Mongo Engine Bit by Bit
My notes on the Mongo Internals video by Mathias Stearn.
Sample file structure:
brmallya-MacBook:db agupta$ ls -halS /data/db/test*
-rw------- 1 505 wheel 128M May 9 2012 /data/db/test.1
-rw------- 1 505 wheel 64M Aug 3 2012 /data/db/test.0
-rw------- 1 505 wheel 16M Aug 3 2012 /data/db/test.ns
Mongo always keeps one empty file. So there always will be one partially empty and one completely empty file alocated by mongo. This is done so that you don’t have to pause and wait for the new file to get allocated, when the current file completely filled.
You can always tune this with parameters like --smallfiles
, --noprealocate
.
MMap
Maps a file on disk into memory(virtual memory not physical ram). So mongo is not a in-memory database.
Executables also use this technique to run in operating systems.
In journaling each file will be mapped twice.
Doubly Link list
.ns file (16 mB)
A giant hash table. 1 kb per bucket (represents a collection), i.e. 16000 namespaces per database. You can change the default size of namespace. Every collection and every index will get a place in name space. Index names are like collectionName.$.indexName
. Every bucket will have following:
- stats : count, size etc
- First extent, Last Extent
- Deleted List[19]
- Index Data (Link to each of the indexes)

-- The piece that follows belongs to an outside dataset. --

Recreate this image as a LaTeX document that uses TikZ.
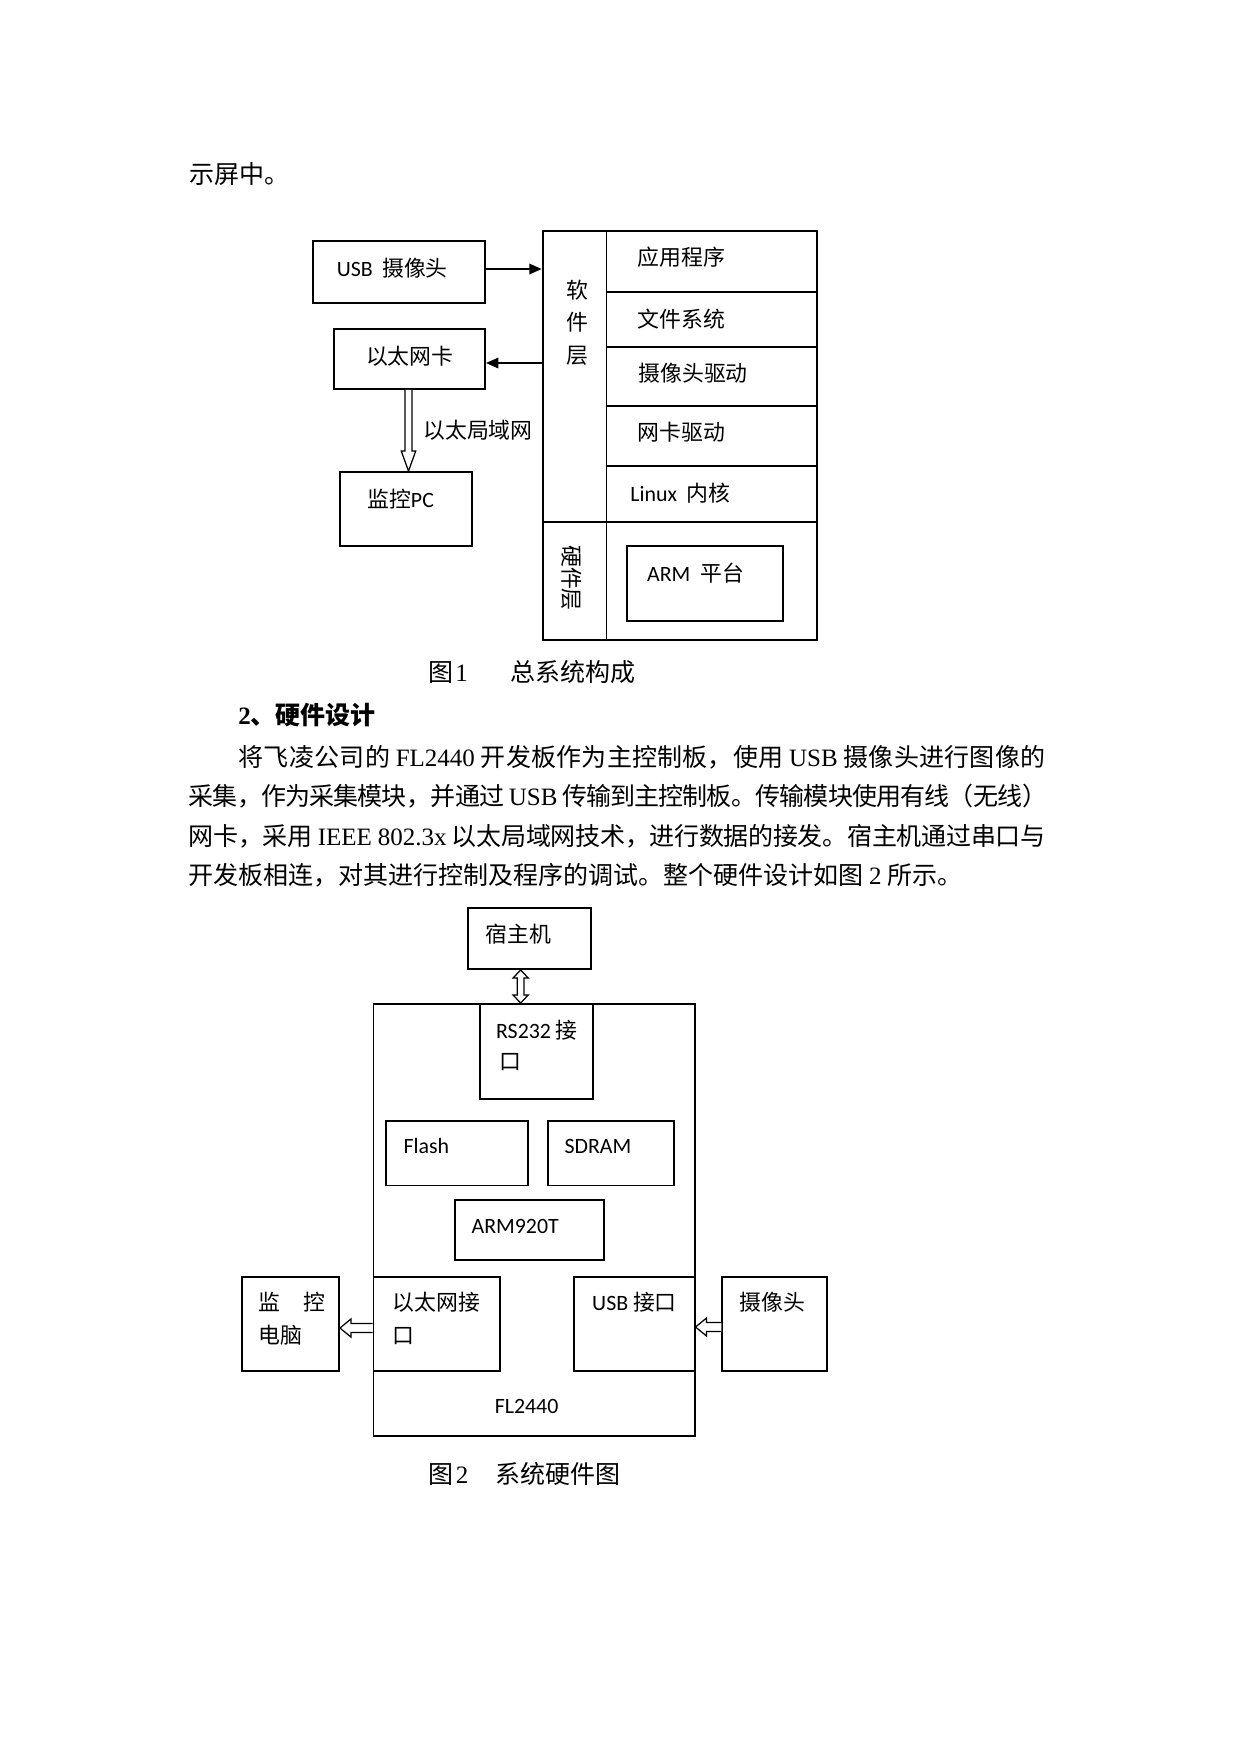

Deleted List: When a record is deleted, we take the size of record and get the deleted bucket index by dividing it with the power of 2. Every entry in deleted list will be a singly link list. When alocating new record we can find the nearest about same size record memory from the deleted list. Compact
command is introduced to delete these holes. To find the compact size see the storageSize - lastExtentSize vs dataSize
.
Then there is a special namespace $freelist
. (??)
DiscLoc:
A pointer to a location on disk. It looks like:
struct DiskLoc {
int fileNum; //the 0 in test.0
int offest; //position in file
}; //64 bits
Max possible offset is 2^32 - 1
, this is also the max file size.
Extent:
An extent is a contiguous block in single file that is directly owned by a single name space. Every extent will have following:
- myLocation
- next extent
- prev extent
- first record
- last record
- length with headers
- data (not to scale)
Extents are introduced to make data partially localized. This way only small portion of memory is loaded in the cache.
When a new extent is created, mongo creates a new very big deleted record and adds it to the deleted list.
Record:
A record contains:
- Length with headers
- extent 0fs (extent link in which it is present)
- next record
- prev record
- data (Not to scale, may be larger than object if padding > 1)
Padding: When a record, say a bson object of size 2k, is first inserted a Record
is created with data size 2k. If you update it and make it 3k then this Record
is moved to a different location but this time instead of allocating 3k with also keep some padding. Padding size is decided by padding factor
which increases on every update. The padding factors scope is collection level. Padding factor
ranges from [1,2]
.
B-Trees:
A tree with fixed bucket size. If a bucket is full split it in two, with 50-50 data in each. But in mongo index the data is usualy incrementing as id has time parementer so for incrementing index mongo splits a bucket in 90% and 10% data bucket.